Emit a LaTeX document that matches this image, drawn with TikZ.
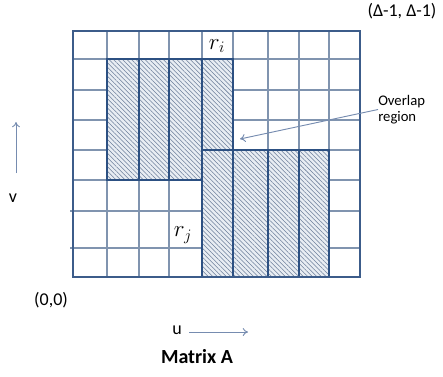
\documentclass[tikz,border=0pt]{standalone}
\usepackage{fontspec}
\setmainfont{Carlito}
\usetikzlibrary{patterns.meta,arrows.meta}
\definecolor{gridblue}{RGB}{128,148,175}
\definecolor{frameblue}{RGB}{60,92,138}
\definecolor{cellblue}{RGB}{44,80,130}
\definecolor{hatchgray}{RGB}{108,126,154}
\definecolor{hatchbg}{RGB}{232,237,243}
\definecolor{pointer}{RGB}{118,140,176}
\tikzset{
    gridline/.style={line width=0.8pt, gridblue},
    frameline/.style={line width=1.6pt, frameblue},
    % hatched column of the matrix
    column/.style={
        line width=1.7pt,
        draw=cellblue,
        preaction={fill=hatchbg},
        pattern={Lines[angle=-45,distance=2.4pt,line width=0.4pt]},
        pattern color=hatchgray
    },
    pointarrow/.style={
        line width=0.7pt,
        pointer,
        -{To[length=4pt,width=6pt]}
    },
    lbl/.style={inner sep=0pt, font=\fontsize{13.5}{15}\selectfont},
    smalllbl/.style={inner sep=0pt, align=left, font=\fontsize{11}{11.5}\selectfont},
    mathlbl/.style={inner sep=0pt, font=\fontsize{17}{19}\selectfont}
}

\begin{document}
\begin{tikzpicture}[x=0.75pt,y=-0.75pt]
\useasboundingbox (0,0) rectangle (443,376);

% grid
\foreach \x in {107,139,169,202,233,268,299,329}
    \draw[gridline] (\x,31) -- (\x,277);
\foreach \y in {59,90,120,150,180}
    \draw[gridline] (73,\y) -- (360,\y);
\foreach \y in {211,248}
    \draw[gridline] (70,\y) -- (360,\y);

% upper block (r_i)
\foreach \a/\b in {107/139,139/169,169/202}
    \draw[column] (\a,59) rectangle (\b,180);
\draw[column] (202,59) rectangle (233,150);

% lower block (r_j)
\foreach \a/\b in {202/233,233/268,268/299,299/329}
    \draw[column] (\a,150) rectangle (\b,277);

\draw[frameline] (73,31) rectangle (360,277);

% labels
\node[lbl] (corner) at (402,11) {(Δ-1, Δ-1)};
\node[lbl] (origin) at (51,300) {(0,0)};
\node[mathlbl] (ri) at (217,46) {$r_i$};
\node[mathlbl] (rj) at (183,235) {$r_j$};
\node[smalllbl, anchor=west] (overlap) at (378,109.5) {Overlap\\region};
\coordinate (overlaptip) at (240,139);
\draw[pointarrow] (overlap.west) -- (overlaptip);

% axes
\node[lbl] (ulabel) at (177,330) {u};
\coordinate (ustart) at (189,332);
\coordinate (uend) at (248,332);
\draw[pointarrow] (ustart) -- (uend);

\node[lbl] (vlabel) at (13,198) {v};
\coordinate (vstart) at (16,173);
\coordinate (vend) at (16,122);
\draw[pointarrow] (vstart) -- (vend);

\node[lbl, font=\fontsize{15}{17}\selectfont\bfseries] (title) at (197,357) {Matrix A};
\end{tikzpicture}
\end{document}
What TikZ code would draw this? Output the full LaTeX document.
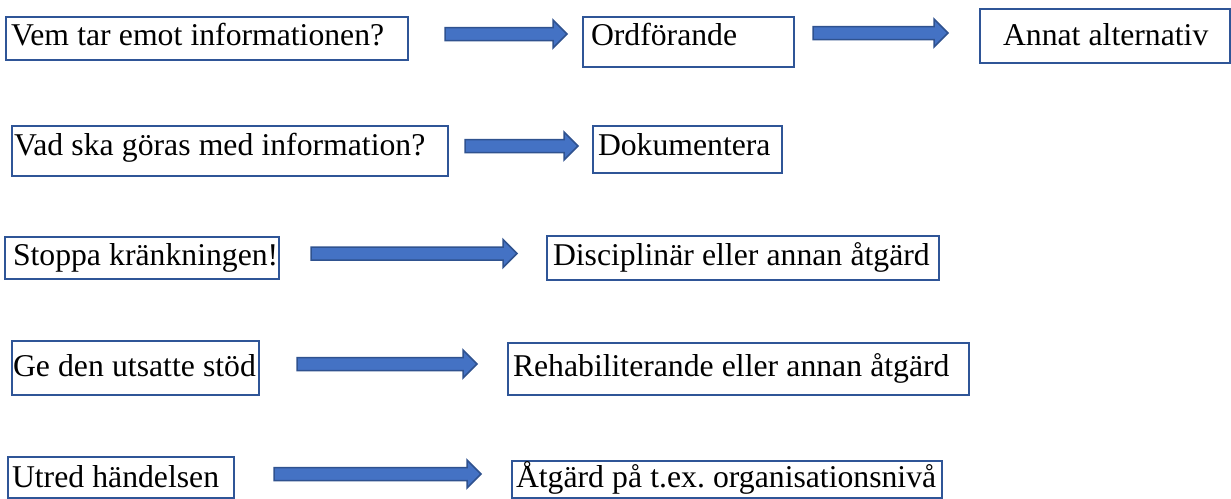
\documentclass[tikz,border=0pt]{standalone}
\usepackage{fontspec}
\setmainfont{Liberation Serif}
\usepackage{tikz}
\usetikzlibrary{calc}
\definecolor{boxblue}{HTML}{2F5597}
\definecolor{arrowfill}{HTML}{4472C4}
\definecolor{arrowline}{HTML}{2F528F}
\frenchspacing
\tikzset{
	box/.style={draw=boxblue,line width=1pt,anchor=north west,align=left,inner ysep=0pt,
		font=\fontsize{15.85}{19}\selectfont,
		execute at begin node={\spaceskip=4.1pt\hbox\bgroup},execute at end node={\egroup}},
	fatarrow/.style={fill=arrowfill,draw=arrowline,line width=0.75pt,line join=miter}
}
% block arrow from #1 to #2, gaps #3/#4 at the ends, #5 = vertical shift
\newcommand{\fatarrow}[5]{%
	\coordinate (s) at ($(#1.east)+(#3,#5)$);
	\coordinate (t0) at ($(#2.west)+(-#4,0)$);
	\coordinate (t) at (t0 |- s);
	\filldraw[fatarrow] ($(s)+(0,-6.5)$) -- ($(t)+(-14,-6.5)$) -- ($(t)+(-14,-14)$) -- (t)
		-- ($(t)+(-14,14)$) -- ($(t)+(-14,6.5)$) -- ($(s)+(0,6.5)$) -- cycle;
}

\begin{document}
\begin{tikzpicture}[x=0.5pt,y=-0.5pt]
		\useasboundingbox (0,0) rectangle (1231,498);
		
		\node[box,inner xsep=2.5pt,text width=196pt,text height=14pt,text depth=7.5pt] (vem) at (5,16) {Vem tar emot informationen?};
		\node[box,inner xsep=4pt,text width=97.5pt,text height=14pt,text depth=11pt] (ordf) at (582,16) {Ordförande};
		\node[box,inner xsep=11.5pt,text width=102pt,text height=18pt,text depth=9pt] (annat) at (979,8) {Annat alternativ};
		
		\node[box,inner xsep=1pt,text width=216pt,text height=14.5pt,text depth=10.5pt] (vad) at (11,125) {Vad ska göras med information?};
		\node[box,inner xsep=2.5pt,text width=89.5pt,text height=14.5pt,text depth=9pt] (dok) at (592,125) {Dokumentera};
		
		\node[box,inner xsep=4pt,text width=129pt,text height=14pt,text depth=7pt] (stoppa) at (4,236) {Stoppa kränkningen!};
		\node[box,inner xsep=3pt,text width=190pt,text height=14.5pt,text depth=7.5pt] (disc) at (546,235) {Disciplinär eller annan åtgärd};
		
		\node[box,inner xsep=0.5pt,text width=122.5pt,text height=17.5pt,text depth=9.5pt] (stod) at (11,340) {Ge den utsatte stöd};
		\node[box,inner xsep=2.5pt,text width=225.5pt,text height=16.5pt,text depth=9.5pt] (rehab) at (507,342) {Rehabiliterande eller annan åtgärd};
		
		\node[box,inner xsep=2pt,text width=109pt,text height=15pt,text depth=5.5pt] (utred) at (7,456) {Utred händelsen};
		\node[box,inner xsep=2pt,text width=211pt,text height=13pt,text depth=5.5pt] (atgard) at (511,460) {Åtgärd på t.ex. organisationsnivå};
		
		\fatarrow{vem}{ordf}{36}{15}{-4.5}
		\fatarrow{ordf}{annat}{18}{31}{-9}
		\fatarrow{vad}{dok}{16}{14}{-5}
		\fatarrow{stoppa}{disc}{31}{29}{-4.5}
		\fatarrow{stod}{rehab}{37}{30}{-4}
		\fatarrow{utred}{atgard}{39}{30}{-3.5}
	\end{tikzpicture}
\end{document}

Required work – Reproduce every entry exactly, but omit each picture.

Solution –
Emit a LaTeX document that matches this image, drawn with TikZ.
\documentclass[tikz,border=0pt]{standalone}
\usepackage{fontspec}
\setmainfont{Carlito}
\usetikzlibrary{patterns.meta,arrows.meta}
\definecolor{gridblue}{RGB}{128,148,175}
\definecolor{frameblue}{RGB}{60,92,138}
\definecolor{cellblue}{RGB}{44,80,130}
\definecolor{hatchgray}{RGB}{108,126,154}
\definecolor{hatchbg}{RGB}{232,237,243}
\definecolor{pointer}{RGB}{118,140,176}
\tikzset{
    gridline/.style={line width=0.8pt, gridblue},
    frameline/.style={line width=1.6pt, frameblue},
    % hatched column of the matrix
    column/.style={
        line width=1.7pt,
        draw=cellblue,
        preaction={fill=hatchbg},
        pattern={Lines[angle=-45,distance=2.4pt,line width=0.4pt]},
        pattern color=hatchgray
    },
    pointarrow/.style={
        line width=0.7pt,
        pointer,
        -{To[length=4pt,width=6pt]}
    },
    lbl/.style={inner sep=0pt, font=\fontsize{13.5}{15}\selectfont},
    smalllbl/.style={inner sep=0pt, align=left, font=\fontsize{11}{11.5}\selectfont},
    mathlbl/.style={inner sep=0pt, font=\fontsize{17}{19}\selectfont}
}

\begin{document}
\begin{tikzpicture}[x=0.75pt,y=-0.75pt]
\useasboundingbox (0,0) rectangle (443,376);

% grid
\foreach \x in {107,139,169,202,233,268,299,329}
    \draw[gridline] (\x,31) -- (\x,277);
\foreach \y in {59,90,120,150,180}
    \draw[gridline] (73,\y) -- (360,\y);
\foreach \y in {211,248}
    \draw[gridline] (70,\y) -- (360,\y);

% upper block (r_i)
\foreach \a/\b in {107/139,139/169,169/202}
    \draw[column] (\a,59) rectangle (\b,180);
\draw[column] (202,59) rectangle (233,150);

% lower block (r_j)
\foreach \a/\b in {202/233,233/268,268/299,299/329}
    \draw[column] (\a,150) rectangle (\b,277);

\draw[frameline] (73,31) rectangle (360,277);

% labels
\node[lbl] (corner) at (402,11) {(Δ-1, Δ-1)};
\node[lbl] (origin) at (51,300) {(0,0)};
\node[mathlbl] (ri) at (217,46) {$r_i$};
\node[mathlbl] (rj) at (183,235) {$r_j$};
\node[smalllbl, anchor=west] (overlap) at (378,109.5) {Overlap\\region};
\coordinate (overlaptip) at (240,139);
\draw[pointarrow] (overlap.west) -- (overlaptip);

% axes
\node[lbl] (ulabel) at (177,330) {u};
\coordinate (ustart) at (189,332);
\coordinate (uend) at (248,332);
\draw[pointarrow] (ustart) -- (uend);

\node[lbl] (vlabel) at (13,198) {v};
\coordinate (vstart) at (16,173);
\coordinate (vend) at (16,122);
\draw[pointarrow] (vstart) -- (vend);

\node[lbl, font=\fontsize{15}{17}\selectfont\bfseries] (title) at (197,357) {Matrix A};
\end{tikzpicture}
\end{document}
What TikZ code would draw this? Output the full LaTeX document.
\documentclass[tikz,border=0pt]{standalone}
\usepackage{fontspec}
\setmainfont{Liberation Serif}
\usepackage{tikz}
\usetikzlibrary{calc}
\definecolor{boxblue}{HTML}{2F5597}
\definecolor{arrowfill}{HTML}{4472C4}
\definecolor{arrowline}{HTML}{2F528F}
\frenchspacing
\tikzset{
	box/.style={draw=boxblue,line width=1pt,anchor=north west,align=left,inner ysep=0pt,
		font=\fontsize{15.85}{19}\selectfont,
		execute at begin node={\spaceskip=4.1pt\hbox\bgroup},execute at end node={\egroup}},
	fatarrow/.style={fill=arrowfill,draw=arrowline,line width=0.75pt,line join=miter}
}
% block arrow from #1 to #2, gaps #3/#4 at the ends, #5 = vertical shift
\newcommand{\fatarrow}[5]{%
	\coordinate (s) at ($(#1.east)+(#3,#5)$);
	\coordinate (t0) at ($(#2.west)+(-#4,0)$);
	\coordinate (t) at (t0 |- s);
	\filldraw[fatarrow] ($(s)+(0,-6.5)$) -- ($(t)+(-14,-6.5)$) -- ($(t)+(-14,-14)$) -- (t)
		-- ($(t)+(-14,14)$) -- ($(t)+(-14,6.5)$) -- ($(s)+(0,6.5)$) -- cycle;
}

\begin{document}
\begin{tikzpicture}[x=0.5pt,y=-0.5pt]
		\useasboundingbox (0,0) rectangle (1231,498);
		
		\node[box,inner xsep=2.5pt,text width=196pt,text height=14pt,text depth=7.5pt] (vem) at (5,16) {Vem tar emot informationen?};
		\node[box,inner xsep=4pt,text width=97.5pt,text height=14pt,text depth=11pt] (ordf) at (582,16) {Ordförande};
		\node[box,inner xsep=11.5pt,text width=102pt,text height=18pt,text depth=9pt] (annat) at (979,8) {Annat alternativ};
		
		\node[box,inner xsep=1pt,text width=216pt,text height=14.5pt,text depth=10.5pt] (vad) at (11,125) {Vad ska göras med information?};
		\node[box,inner xsep=2.5pt,text width=89.5pt,text height=14.5pt,text depth=9pt] (dok) at (592,125) {Dokumentera};
		
		\node[box,inner xsep=4pt,text width=129pt,text height=14pt,text depth=7pt] (stoppa) at (4,236) {Stoppa kränkningen!};
		\node[box,inner xsep=3pt,text width=190pt,text height=14.5pt,text depth=7.5pt] (disc) at (546,235) {Disciplinär eller annan åtgärd};
		
		\node[box,inner xsep=0.5pt,text width=122.5pt,text height=17.5pt,text depth=9.5pt] (stod) at (11,340) {Ge den utsatte stöd};
		\node[box,inner xsep=2.5pt,text width=225.5pt,text height=16.5pt,text depth=9.5pt] (rehab) at (507,342) {Rehabiliterande eller annan åtgärd};
		
		\node[box,inner xsep=2pt,text width=109pt,text height=15pt,text depth=5.5pt] (utred) at (7,456) {Utred händelsen};
		\node[box,inner xsep=2pt,text width=211pt,text height=13pt,text depth=5.5pt] (atgard) at (511,460) {Åtgärd på t.ex. organisationsnivå};
		
		\fatarrow{vem}{ordf}{36}{15}{-4.5}
		\fatarrow{ordf}{annat}{18}{31}{-9}
		\fatarrow{vad}{dok}{16}{14}{-5}
		\fatarrow{stoppa}{disc}{31}{29}{-4.5}
		\fatarrow{stod}{rehab}{37}{30}{-4}
		\fatarrow{utred}{atgard}{39}{30}{-3.5}
	\end{tikzpicture}
\end{document}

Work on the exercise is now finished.